Casi na. En Fuentes no había entonces nadie capaz de discutirle. Por lo mucho que sabía, por su corte de pelo y porque estaba en juego la obtención del cupo, que era el privilegio de usar el granero comarcal y, sobre todo, cobrar por adelantado al precio oficial del trigo fijado por el gobierno. Antes que don Pascual fue jefe del silo don Lorenzo, cuñado de Manuel Mazuelos, que ejerció el cargo con carácter flexible y amable.

Los agricultores obtenían una cartilla en la cámara agraria y un cupo para acogerse al Servicio Nacional del Trigo, también conocido como “la comarcal”. El trigo iba a Sevilla y de allí a las industrias harineras. Las averías del elevador de granos y de las cintas transportadoras superiores e inferiores las arreglaban entre don Pascual, su ayudante Isidoro Caraballo y los cuatro bajadores de carga, grumetes del mayor navío industrial de Fuentes. La catedral del trigo de la campiña, cuyos oficios duraron 24 años, de 1962 a 1986.

El niño Arropía acompañaba a su padre, hombre valiente como un jabato, que no tenía nada y arrendaba tierras para su sustento, sin recibir subvenciones, ni seguro agrario, ni nada de nada. Pepito Ramírez "Garrote" arriesgaba su poco dinero ahorrado con mil fatigas y mirando al cielo todos los días, con un tractor John Deere pagado a plazos con lo que llamaban el crédito agrícola. En aquellos tiempos, los agricultores que entregaban el trigo al silo vivían de arriesgar y del estrés de si llueve a tiempo, de si no llueve, o de si llueve mucho y no podemos sembrar a tiempo. Dura era la vida.

Los pequeños tractores y remolques hacían cola para entrar al silo. Les costaba mucho subir la cuesta y muchos agricultores guardaban toda la noche su remolque por temor a que le robaran la carga. Allí estaban Antonio y Juanito Garrancho, Pepe el Chino, Ismael Arropía, Alonsito el Gallino, Sebastián el Trapero, Miguel Oviedo, Bernardo Bocanegra… Circulaban por los alrededores más tractores y remolques que taxis amarillos por la Quinta Avenida. Una vez, los primos de Valeriano Arropía le echaron en el remolque cargado de trigo tres grandes adoquines. Cuando llegó la hora de la descarga, una vez pesado el remolque, los bajadores descubrieron la tropelía y corrieron a darle cuenta a don Pascual. A Valeriano se le puso la cara como un tomate la bronca del jefe del granero.
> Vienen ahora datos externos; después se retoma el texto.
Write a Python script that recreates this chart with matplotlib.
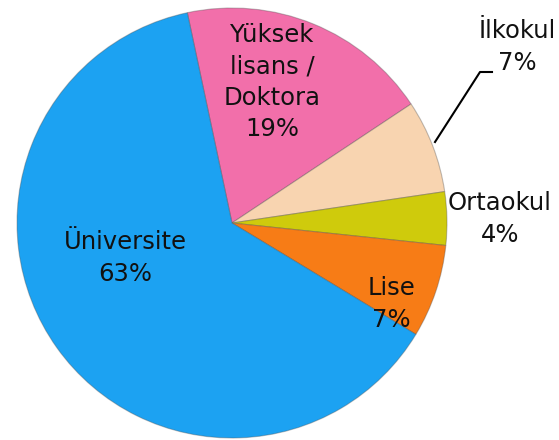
import matplotlib
matplotlib.use("Agg")
import matplotlib.pyplot as plt

labels = ["Yüksek\nlisans /\nDoktora", "İlkokul", "Ortaokul", "Lise", "Üniversite"]
values = [19, 7, 4, 7, 63]
colors = ["#F26FAA", "#F8D4B0", "#CFCB0C", "#F77C16", "#1CA2F2"]

W, H = 559, 440
fig = plt.figure(figsize=(W / 100, H / 100), dpi=100)
ax = fig.add_axes([0, 0, 1, 1])
ax.set_xlim(0, W)
ax.set_ylim(0, H)
ax.set_aspect("equal")
ax.axis("off")

cx, cy, r = 232, H - 223, 215
wedges, _ = ax.pie(values, colors=colors, startangle=102, counterclock=False,
                   center=(cx, cy), radius=r,
                   wedgeprops=dict(edgecolor=(0.3, 0.3, 0.3, 0.35), linewidth=0.8))
ax.set_xlim(0, W)
ax.set_ylim(0, H)

fs = 17.5
font = dict(family="DejaVu Sans", fontsize=fs, color="#111111", ha="center", va="center",
            linespacing=1.38)

ax.text(272, H - 82, f"{labels[0]}\n{values[0]}%", **font)
ax.text(125, H - 258, f"{labels[4]}\n{values[4]}%", **font)
ax.text(391, H - 304, f"{labels[3]}\n{values[3]}%", **font)
ax.text(500, H - 219, f"{labels[2]}\n{values[2]}%", **font)
ax.text(517, H - 47, f"{labels[1]}\n{values[1]}%", **font)

ax.plot([435, 480, 492], [H - 142, H - 72, H - 72], color="black", lw=1.5)

fig.savefig("out.png", dpi=100)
En aquella época echaban muchos remolques atrás. Median humedad, impurezas y peso específico. Era Isidoro Caraballo el encargado de ir a los remolques y meter la garlocha hasta el fondo, verter el trigo en el cubo y entregarlo a don Pascual y a su fatídica maquinita. Don Pascual no se casaba con nadie a la hora de rechazar una carga, le daba igual que fuese del duque o de cualquier señorito. No había en Fuentes un maño con más galones.

El silo empezó a naufragar cuando los precios del mercado empezaron a ser superiores a los que fijaba el gobierno en cada momento. Muchos agricultores preferían vender por su cuenta al margen del servicio oficial. Uno de los artífices de la voladura del monopolio del servicio nacional del trigo fue Juan Hidalgo “Chicaíngo”, que llenaba camiones con destino a Málaga. Porque el monopolio ya no funcionaba y porque España acababa de salir del aislamiento internacional con el ingreso en la UE en junio de 1985. El silo estaba llamado a convertirse en el mirador de la Campiña, pero esa es otra historia.